◆ Instruction: Retype exactly the lines from the first one through the line with "AI Adoption Roadmap</text>", including both ends; skip any pictures.
-- begin Supplied information --
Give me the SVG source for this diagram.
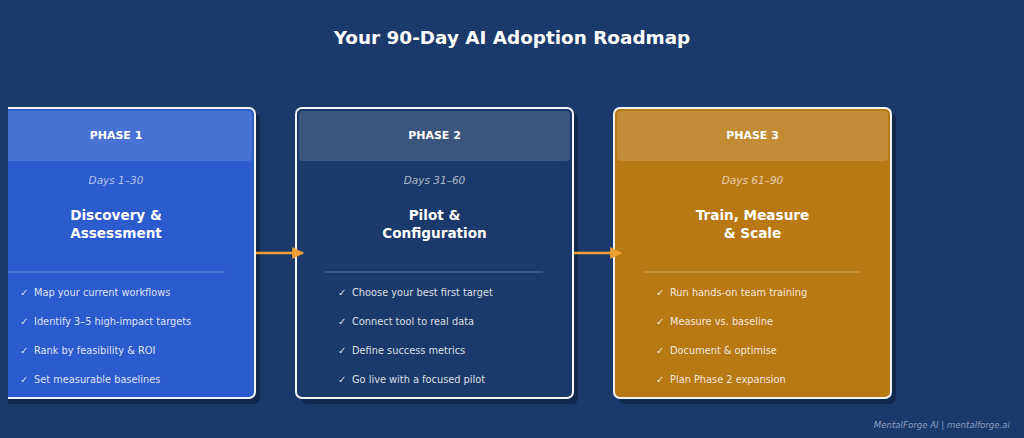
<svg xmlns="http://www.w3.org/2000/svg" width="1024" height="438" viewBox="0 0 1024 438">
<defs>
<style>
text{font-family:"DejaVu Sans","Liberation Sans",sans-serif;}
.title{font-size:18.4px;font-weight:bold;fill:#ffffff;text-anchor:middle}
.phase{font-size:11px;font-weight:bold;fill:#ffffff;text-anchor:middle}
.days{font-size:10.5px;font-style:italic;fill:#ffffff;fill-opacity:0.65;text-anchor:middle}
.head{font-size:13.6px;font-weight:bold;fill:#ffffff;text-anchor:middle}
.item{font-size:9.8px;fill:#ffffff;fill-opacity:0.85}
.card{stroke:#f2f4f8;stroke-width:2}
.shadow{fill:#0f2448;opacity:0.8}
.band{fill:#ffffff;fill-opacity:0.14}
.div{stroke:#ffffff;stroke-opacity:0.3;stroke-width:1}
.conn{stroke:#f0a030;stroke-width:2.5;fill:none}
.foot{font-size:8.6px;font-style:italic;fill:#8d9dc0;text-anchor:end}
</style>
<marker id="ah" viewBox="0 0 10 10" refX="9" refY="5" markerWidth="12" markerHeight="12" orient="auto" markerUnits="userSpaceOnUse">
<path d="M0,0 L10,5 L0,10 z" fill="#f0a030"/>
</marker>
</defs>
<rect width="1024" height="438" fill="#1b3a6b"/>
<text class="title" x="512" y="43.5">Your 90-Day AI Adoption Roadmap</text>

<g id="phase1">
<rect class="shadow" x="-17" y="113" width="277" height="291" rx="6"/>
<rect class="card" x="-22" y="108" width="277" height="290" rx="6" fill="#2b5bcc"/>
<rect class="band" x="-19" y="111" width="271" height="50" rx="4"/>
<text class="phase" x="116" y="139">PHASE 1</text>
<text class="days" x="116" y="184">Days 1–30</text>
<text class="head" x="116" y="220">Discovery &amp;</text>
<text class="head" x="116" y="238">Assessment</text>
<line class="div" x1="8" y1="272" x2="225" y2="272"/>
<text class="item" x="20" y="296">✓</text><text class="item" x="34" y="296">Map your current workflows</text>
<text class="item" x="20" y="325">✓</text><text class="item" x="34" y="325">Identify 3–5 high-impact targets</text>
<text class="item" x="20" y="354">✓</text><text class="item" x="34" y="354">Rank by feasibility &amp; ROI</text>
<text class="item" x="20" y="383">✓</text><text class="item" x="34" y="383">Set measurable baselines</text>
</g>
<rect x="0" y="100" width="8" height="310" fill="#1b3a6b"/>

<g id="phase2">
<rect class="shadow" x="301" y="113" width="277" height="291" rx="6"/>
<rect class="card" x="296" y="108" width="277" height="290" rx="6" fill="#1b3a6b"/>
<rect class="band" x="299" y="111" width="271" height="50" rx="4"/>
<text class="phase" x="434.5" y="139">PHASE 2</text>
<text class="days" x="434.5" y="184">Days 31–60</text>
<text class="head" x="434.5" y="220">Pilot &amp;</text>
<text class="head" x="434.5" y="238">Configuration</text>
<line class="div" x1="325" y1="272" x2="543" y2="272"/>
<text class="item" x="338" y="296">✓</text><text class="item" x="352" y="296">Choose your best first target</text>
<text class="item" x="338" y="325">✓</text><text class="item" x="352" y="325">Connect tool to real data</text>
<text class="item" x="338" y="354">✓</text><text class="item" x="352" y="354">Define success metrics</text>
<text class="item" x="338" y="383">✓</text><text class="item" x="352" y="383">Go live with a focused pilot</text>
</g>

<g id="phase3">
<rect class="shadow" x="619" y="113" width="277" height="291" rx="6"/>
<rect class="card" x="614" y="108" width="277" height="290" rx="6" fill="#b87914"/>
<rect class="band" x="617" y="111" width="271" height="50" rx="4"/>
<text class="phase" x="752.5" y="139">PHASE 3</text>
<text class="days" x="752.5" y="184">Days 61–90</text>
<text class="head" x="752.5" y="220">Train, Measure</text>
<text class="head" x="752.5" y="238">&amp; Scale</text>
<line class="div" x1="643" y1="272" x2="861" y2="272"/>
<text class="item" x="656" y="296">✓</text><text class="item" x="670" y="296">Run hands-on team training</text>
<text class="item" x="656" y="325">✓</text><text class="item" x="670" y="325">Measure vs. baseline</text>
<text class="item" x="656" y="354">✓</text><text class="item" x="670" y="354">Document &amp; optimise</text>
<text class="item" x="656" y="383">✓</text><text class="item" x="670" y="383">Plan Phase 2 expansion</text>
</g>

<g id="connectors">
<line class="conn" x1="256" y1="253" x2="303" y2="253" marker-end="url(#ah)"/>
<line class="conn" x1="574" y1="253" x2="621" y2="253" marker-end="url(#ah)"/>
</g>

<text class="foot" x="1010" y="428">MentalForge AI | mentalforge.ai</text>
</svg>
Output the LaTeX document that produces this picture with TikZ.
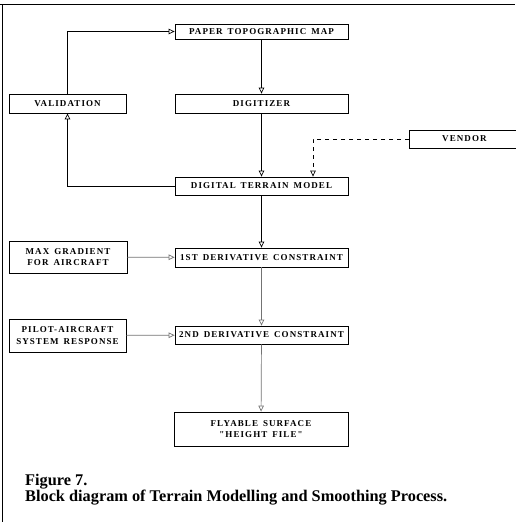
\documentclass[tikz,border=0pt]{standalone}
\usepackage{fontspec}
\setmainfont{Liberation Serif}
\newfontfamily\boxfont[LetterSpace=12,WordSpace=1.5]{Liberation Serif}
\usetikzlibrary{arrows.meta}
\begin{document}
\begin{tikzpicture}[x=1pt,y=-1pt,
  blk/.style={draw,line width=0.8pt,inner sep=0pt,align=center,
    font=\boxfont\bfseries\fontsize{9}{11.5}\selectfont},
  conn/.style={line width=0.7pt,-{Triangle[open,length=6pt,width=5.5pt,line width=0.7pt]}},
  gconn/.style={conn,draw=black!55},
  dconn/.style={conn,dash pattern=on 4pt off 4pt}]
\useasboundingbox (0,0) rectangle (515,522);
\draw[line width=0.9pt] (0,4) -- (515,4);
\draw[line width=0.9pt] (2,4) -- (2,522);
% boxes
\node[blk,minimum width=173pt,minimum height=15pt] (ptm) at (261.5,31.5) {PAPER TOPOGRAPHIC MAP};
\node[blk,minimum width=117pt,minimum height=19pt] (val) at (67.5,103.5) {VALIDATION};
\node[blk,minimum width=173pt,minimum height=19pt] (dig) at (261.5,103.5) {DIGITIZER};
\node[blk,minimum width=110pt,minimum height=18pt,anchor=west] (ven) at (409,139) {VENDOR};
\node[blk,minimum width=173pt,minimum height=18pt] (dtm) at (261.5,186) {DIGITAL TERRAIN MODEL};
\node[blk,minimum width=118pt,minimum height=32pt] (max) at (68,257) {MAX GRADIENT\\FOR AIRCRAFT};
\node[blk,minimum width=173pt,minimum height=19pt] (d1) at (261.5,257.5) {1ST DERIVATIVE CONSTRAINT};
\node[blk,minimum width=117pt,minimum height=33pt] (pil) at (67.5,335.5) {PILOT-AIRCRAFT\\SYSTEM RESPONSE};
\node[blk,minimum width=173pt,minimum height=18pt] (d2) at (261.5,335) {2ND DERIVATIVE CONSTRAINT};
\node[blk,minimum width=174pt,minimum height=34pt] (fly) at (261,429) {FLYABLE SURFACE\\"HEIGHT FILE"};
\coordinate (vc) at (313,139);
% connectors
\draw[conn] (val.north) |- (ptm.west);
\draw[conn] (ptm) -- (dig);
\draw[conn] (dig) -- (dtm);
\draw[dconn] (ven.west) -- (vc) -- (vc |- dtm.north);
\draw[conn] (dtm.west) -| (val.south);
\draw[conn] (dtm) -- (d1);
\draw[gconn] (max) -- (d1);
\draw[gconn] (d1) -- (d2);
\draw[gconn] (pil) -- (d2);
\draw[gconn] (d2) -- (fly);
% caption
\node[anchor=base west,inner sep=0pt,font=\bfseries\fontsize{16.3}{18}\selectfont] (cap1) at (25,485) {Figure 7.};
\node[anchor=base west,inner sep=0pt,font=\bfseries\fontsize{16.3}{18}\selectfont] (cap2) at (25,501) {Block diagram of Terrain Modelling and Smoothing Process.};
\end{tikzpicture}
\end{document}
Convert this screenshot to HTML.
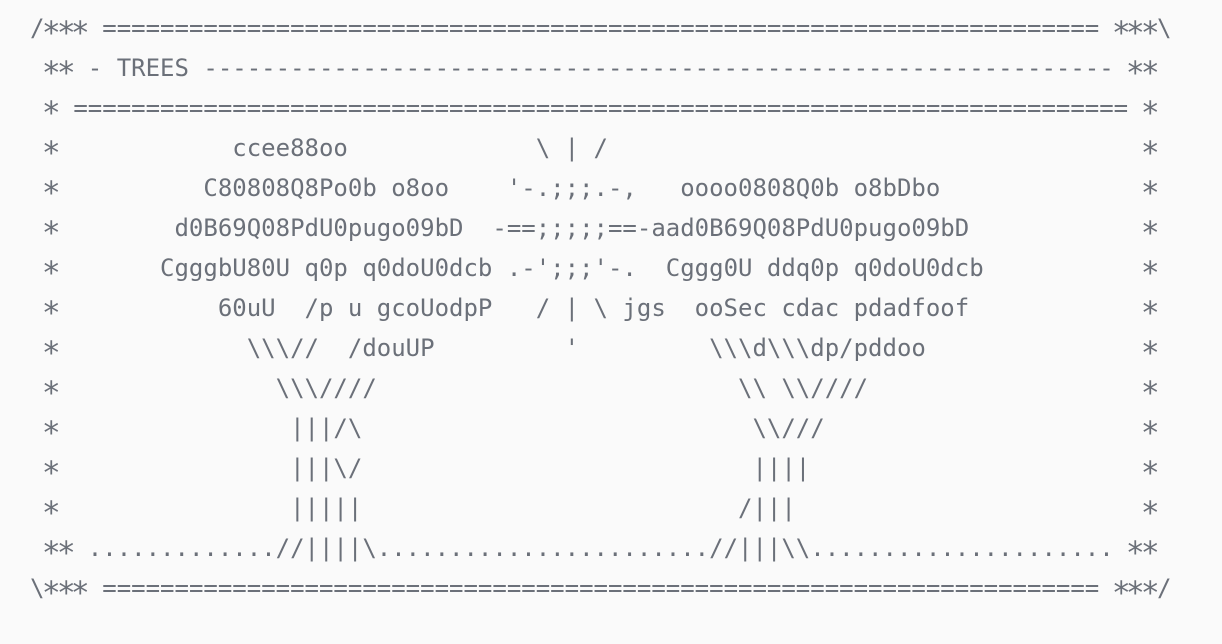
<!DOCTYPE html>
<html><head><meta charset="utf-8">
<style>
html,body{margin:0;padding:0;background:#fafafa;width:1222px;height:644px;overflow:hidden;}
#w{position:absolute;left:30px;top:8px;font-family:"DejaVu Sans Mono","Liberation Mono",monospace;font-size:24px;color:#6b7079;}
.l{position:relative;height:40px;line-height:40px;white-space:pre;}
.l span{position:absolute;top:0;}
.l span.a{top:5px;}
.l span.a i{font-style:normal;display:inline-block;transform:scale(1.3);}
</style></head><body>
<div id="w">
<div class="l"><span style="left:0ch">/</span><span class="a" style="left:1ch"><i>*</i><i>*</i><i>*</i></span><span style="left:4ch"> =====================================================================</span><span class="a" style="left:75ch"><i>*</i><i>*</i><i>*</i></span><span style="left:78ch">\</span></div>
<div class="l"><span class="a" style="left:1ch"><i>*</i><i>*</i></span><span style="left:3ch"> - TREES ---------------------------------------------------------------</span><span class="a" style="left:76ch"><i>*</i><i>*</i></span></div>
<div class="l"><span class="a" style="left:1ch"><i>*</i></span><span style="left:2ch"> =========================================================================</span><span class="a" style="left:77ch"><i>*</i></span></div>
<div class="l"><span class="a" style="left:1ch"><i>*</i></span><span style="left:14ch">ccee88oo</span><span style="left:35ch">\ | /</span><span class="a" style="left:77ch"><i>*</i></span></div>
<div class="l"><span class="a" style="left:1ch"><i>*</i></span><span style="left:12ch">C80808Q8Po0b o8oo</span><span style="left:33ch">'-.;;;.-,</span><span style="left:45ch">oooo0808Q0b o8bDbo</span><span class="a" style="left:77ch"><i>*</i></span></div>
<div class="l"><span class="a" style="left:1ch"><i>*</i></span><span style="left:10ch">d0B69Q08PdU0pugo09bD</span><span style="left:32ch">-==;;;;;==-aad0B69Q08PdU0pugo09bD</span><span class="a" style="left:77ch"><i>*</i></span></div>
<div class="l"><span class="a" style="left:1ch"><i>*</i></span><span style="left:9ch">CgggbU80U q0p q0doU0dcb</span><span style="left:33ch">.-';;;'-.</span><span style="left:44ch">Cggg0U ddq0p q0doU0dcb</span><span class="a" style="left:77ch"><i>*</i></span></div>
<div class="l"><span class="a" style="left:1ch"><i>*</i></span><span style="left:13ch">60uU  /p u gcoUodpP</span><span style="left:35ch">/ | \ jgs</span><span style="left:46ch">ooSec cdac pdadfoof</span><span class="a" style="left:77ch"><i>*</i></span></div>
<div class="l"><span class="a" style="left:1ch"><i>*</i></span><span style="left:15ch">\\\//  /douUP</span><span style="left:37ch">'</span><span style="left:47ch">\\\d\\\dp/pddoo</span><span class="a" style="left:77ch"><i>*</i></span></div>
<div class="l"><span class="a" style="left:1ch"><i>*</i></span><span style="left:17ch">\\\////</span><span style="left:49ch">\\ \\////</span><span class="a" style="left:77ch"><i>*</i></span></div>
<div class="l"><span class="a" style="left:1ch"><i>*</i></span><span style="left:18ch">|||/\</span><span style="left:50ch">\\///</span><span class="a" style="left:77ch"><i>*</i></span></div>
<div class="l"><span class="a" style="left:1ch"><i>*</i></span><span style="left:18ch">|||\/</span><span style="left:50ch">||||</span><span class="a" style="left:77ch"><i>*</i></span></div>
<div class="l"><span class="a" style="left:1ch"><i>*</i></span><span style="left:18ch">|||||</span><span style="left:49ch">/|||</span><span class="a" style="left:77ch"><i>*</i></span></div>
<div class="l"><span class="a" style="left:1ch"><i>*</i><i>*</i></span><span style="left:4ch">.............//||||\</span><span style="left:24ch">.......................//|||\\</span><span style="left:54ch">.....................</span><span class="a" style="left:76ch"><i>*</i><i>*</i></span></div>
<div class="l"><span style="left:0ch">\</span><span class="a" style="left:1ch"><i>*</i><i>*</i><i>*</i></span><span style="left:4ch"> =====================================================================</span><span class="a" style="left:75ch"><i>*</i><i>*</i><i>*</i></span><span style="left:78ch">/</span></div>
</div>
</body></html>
-- end Supplied information --
◆ Result for this task:
Give me the SVG source for this diagram.
<svg xmlns="http://www.w3.org/2000/svg" width="1024" height="438" viewBox="0 0 1024 438">
<defs>
<style>
text{font-family:"DejaVu Sans","Liberation Sans",sans-serif;}
.title{font-size:18.4px;font-weight:bold;fill:#ffffff;text-anchor:middle}
.phase{font-size:11px;font-weight:bold;fill:#ffffff;text-anchor:middle}
.days{font-size:10.5px;font-style:italic;fill:#ffffff;fill-opacity:0.65;text-anchor:middle}
.head{font-size:13.6px;font-weight:bold;fill:#ffffff;text-anchor:middle}
.item{font-size:9.8px;fill:#ffffff;fill-opacity:0.85}
.card{stroke:#f2f4f8;stroke-width:2}
.shadow{fill:#0f2448;opacity:0.8}
.band{fill:#ffffff;fill-opacity:0.14}
.div{stroke:#ffffff;stroke-opacity:0.3;stroke-width:1}
.conn{stroke:#f0a030;stroke-width:2.5;fill:none}
.foot{font-size:8.6px;font-style:italic;fill:#8d9dc0;text-anchor:end}
</style>
<marker id="ah" viewBox="0 0 10 10" refX="9" refY="5" markerWidth="12" markerHeight="12" orient="auto" markerUnits="userSpaceOnUse">
<path d="M0,0 L10,5 L0,10 z" fill="#f0a030"/>
</marker>
</defs>
<rect width="1024" height="438" fill="#1b3a6b"/>
<text class="title" x="512" y="43.5">Your 90-Day AI Adoption Roadmap</text>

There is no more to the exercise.